All the wartime plants around the nation had rules that women and minorities would be included in the workforce, and Desko said those ideals ushered in during wartime were later reflected in the presidential policies of Harry Truman and Dwight Eisenhower.
The B-25 plant also had an effect on the economy of Wyandotte County, he added.
“From economic standpoint the amount of money pumped into economy because of that one little plant, was amazing,” he said. “I don’t think Kansas City would be Kansas City without that plant.”
Other plants sprang up to become suppliers for the plant, he added. At one time, a shop class in a high school in Wyandotte County was involved in making wooden parts for the plane, he added.
Desko has started a website to bring the history of the B-25, along with the history of the men and women who built and flew them, to preserve it for future generations, he said.
There are original photos from that era, along with service pins from employees, letters from employees, information or newsletters from the plant, even a couple of formerly confidential folders about three B-25s after they crashed, he said. Only three out of those that were built suffered mechanical failures and crashed, he said.
Of the 6,680 B-25s made at the Fairfax plant, there are still some in existence, he said. He is working to create a biography of each one that still exists, and currently that is about 120. Thirty eight of the B-25 planes are actively flying now, and 37 of those were built at Fairfax, he added.
One of those B-25 planes will be coming into the New Century airport at Gardner, Kan., this weekend for an air show, he added.
He is planning to get a few bomber builders together to pose for a photograph at the B-25 plane this weekend with Lt. Col. Dick Cole, now 100 years old, who flew a mission in B-25s with Lt. Col. Jimmy Doolittle off the carrier Hornet, he added. The youngest of the bomber builders is now 89, he added.
“I’m lucky enough to meet some of the people who worked on the first B-25 at the Fairfax plant,” Desko said.
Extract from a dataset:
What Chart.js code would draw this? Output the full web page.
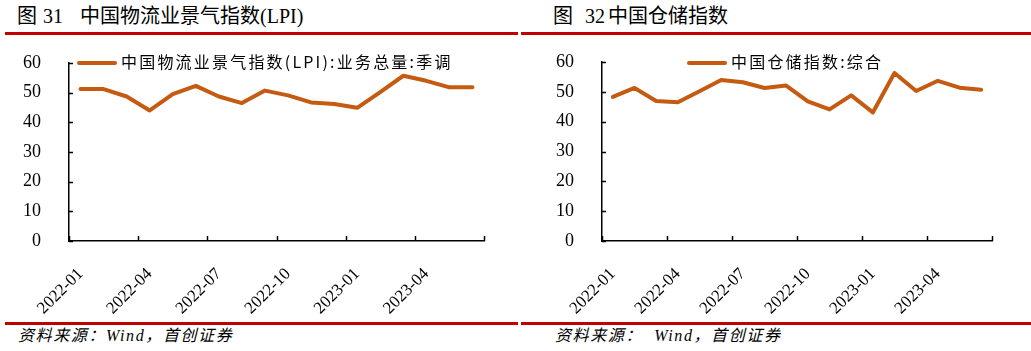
<!DOCTYPE html>
<html>
<head>
<meta charset="utf-8">
<script src="https://cdn.jsdelivr.net/npm/chart.js@4.4.0/dist/chart.umd.min.js"></script>
<style>
  body { margin: 0; width: 1031px; height: 351px; background: #fff; position: relative; overflow: hidden;
         font-family: "Liberation Serif", "Noto Sans CJK SC", serif; color: #000; }
  .t { position: absolute; top: 4px; font-size: 20px; line-height: 24px; white-space: nowrap; }
  .rule { position: absolute; height: 2.5px; background: #c00000; }
  .src { position: absolute; top: 326px; font-size: 16px; line-height: 20px; font-style: italic; letter-spacing: 1.6px;
         white-space: nowrap; }
  .leg { position: absolute; top: 51px; height: 20px; font-family: "Noto Sans CJK SC", sans-serif; font-size: 16px;
         line-height: 20px; letter-spacing: 2.2px; white-space: nowrap; }
  .leg i { display: inline-block; width: 40px; height: 4px; border-radius: 2px; background: #c55a11; vertical-align: middle;
           margin-right: 4px; position: relative; top: -1px; }
  canvas { position: absolute; top: 45px; }
</style>
</head>
<body>
<div class="t" style="left:17px">图</div>
<div class="t" style="left:43px">31</div>
<div class="t" style="left:80px">中国物流业景气指数(LPI)</div>
<div class="t" style="left:553px">图</div>
<div class="t" style="left:585px">32</div>
<div class="t" style="left:608px">中国仓储指数</div>
<div class="rule" style="left:5px;width:513px;top:32px"></div>
<div class="rule" style="left:521px;width:510px;top:32px"></div>

<canvas id="lpiChart" width="520" height="275" style="left:0"></canvas>
<canvas id="storageChart" width="511" height="275" style="left:520px"></canvas>

<div class="leg" style="left:77px"><i></i>中国物流业景气指数(LPI):业务总量:季调</div>
<div class="leg" style="left:687px"><i></i>中国仓储指数:综合</div>

<div class="rule" style="left:5px;width:513px;top:322px"></div>
<div class="rule" style="left:521px;width:510px;top:322px"></div>
<div class="src" style="left:18px">资料来源：Wind，首创证券</div>
<div class="src" style="left:555px">资料来源：&nbsp;&nbsp;Wind，首创证券</div>

<script>
const months = ['2022-01', '2022-02', '2022-03', '2022-04', '2022-05', '2022-06',
                '2022-07', '2022-08', '2022-09', '2022-10', '2022-11', '2022-12',
                '2023-01', '2023-02', '2023-03', '2023-04', '2023-05', '2023-06'];
const lpiVolume = [51.2, 51.2, 48.7, 44.0, 49.5, 52.3, 48.7, 46.5, 50.7, 49.1,
                   46.7, 46.2, 44.9, 50.2, 55.7, 54.0, 51.8, 51.8];
const storageIndex = [48.3, 51.3, 46.9, 46.5, 50.2, 54.0, 53.2, 51.3, 52.1, 46.8,
                      44.1, 48.8, 43.1, 56.3, 50.3, 53.7, 51.4, 50.7];
const yMin = 0, yMax = 60, yStep = 10;
const tickEvery = 3;

const lineColor = '#c55a11';
const serif = "'Liberation Serif', 'Times New Roman', serif";

Chart.defaults.font.family = serif;

// ticks point inward, Chart.js only draws them outward
const innerTicks = {
    id: 'innerTicks',
    afterDraw(chart) {
        const { ctx, chartArea: a } = chart;
        const x = chart.scales.x, y = chart.scales.y;
        ctx.save();
        ctx.strokeStyle = '#000';
        ctx.lineWidth = 1.5;
        ctx.beginPath();
        y.ticks.forEach(t => {
            const py = Math.round(y.getPixelForValue(t.value)) + 0.5;
            ctx.moveTo(a.left, py);
            ctx.lineTo(a.left + 4, py);
        });
        for (let i = 0; i <= months.length; i += tickEvery) {
            const px = Math.round(x.getPixelForValue(i - 0.5)) + 0.5;
            ctx.moveTo(px, a.bottom);
            ctx.lineTo(px, a.bottom - 5);
        }
        ctx.stroke();
        ctx.restore();
    }
};

function makeChart(id, values, pad, yWidth) {
    return new Chart(document.getElementById(id), {
        type: 'line',
        data: {
            labels: months,
            datasets: [{
                data: values,
                borderColor: lineColor,
                borderWidth: 4,
                pointRadius: 0,
                tension: 0,
                borderCapStyle: 'round',
                borderJoinStyle: 'round'
            }]
        },
        options: {
            responsive: false,
            animation: false,
            layout: { padding: pad, autoPadding: false },
            plugins: { legend: { display: false }, tooltip: { enabled: false } },
            scales: {
                x: {
                    offset: true,
                    grid: { display: false },
                    border: { display: true, color: '#000', width: 1.5 },
                    ticks: {
                        autoSkip: false,
                        maxRotation: 45,
                        minRotation: 45,
                        padding: 15,
                        color: '#000',
                        font: { family: serif, size: 17 },
                        callback: (v, i) => (i % tickEvery === 0 ? months[i] : '')
                    },
                    afterFit: s => { s.height = 79; s.paddingLeft = 0; s.paddingRight = 0; }
                },
                y: {
                    min: yMin,
                    max: yMax,
                    grid: { display: false },
                    border: { display: true, color: '#000', width: 1.5 },
                    ticks: {
                        stepSize: yStep,
                        padding: 20,
                        color: '#000',
                        font: { family: serif, size: 18 }
                    },
                    // tick padding would otherwise push the plot area down
                    afterFit: s => { s.width = yWidth; s.paddingTop = 0; s.paddingBottom = 0; }
                }
            }
        },
        plugins: [innerTicks]
    });
}

function drawAll() {
    makeChart('lpiChart', lpiVolume, { top: 18, right: 36, left: 0, bottom: 0 }, 69);
    makeChart('storageChart', storageIndex, { top: 17, right: 39, left: 0, bottom: 0 }, 82);
}

if (document.fonts && document.fonts.load) {
    document.fonts.load("16px 'Liberation Serif'").then(drawAll, drawAll);
} else {
    drawAll();
}
</script>
</body>
</html>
He is telling their stories on his website at http://b-25history.org/index.htm.
“I told somebody the other day, when you are walking down the street, and see a vet sitting, I’ve seen a lot of people just walk over and shake their hands and thank them for their service,” he said. “It’s a great attitude.
“At the same time, the bomber builders did something just as important, we should walk up and shake their hand,” he said.